Franco fue expuesto en capilla ardiente en el Palacio Real el 22 de noviembre, medio millón de personas pasó por allí. El 23 hubo una misa presidida por el rey Juan Carlos en la pequeña capilla del palacio, y luego sacaron el féretro a un túmulo en la Plaza de Oriente, el teatro de las grandes concentraciones franquistas. Allí, en una plaza repleta de partidarios, hubo un desfile militar para rendir honores, y finalmente subieron el féretro al camión, que rodeado por los jinetes de la guardia enfiló hacia la salida de Madrid por el Paseo de Rosales.
El recién ascendido comandante Martínez Obispo tampoco era experto en conducir Pegasos, y el camión se caló varias veces en Rosales. Llevaba por delante al otro Pegaso con las flores, guiado por el brigada Agúndez, que se distanció demasiado. Al doblar en ángulo recto por el Paseo de Moret esperaba la escolta de motos, que debía sustituir a la de caballos, y tomó el primer camión por el de Franco, con lo se puso a darle escolta al vehículo equivocado.

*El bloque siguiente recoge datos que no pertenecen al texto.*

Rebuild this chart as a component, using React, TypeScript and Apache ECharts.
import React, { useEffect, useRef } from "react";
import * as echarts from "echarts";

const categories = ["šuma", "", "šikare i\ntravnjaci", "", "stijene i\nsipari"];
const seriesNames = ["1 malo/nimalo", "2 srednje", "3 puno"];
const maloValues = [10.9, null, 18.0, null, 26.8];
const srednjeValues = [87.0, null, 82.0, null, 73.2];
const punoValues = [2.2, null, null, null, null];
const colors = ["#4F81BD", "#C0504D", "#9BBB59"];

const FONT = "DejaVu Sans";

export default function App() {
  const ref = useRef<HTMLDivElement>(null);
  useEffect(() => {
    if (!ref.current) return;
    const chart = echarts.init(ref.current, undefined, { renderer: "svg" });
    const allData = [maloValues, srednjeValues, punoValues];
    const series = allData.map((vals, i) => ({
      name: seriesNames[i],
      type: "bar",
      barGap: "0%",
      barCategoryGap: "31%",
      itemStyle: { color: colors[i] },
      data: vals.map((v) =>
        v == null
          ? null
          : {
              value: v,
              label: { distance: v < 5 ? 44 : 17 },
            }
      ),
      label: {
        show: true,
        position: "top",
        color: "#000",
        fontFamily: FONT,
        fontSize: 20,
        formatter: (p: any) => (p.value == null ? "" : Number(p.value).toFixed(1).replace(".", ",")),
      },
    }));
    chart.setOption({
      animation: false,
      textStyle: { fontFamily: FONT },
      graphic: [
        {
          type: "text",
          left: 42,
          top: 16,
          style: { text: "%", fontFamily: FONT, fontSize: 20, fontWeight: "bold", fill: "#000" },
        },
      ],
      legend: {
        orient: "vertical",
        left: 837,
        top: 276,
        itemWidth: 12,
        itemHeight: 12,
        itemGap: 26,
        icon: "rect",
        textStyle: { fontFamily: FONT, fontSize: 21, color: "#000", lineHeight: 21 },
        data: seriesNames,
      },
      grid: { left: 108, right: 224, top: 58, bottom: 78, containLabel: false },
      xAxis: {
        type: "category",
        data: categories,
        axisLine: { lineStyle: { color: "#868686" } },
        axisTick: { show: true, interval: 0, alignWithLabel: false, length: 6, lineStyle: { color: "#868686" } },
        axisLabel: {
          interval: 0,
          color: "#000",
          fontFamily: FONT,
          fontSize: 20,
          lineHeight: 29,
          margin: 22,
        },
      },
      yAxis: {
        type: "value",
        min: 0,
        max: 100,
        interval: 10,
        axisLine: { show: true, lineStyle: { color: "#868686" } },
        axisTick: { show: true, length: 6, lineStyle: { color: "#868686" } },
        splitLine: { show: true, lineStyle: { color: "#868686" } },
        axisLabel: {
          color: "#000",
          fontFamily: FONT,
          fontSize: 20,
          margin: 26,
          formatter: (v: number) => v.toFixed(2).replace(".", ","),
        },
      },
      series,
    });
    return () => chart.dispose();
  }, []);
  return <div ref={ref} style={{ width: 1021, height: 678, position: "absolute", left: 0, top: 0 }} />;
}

El SECED había señalado el Arco del Triunfo de Moncloa como el punto más peligroso del recorrido, allí sería donde los terroristas intentarían el atentado, y por allí pasó el camión fúnebre sin escolta. Lo curioso es que, si hubiesen cometido el atentado, lo habrían hecho contra el camión de las flores, que es el que iba escoltado. Pero no lo hicieron ni contra uno ni contra otro.
Y Franco llegó sin problemas a su tumba de la basílica de Cuelgamuros. Hasta hoy, pero eso es otra historia que contaremos dentro de 40 años.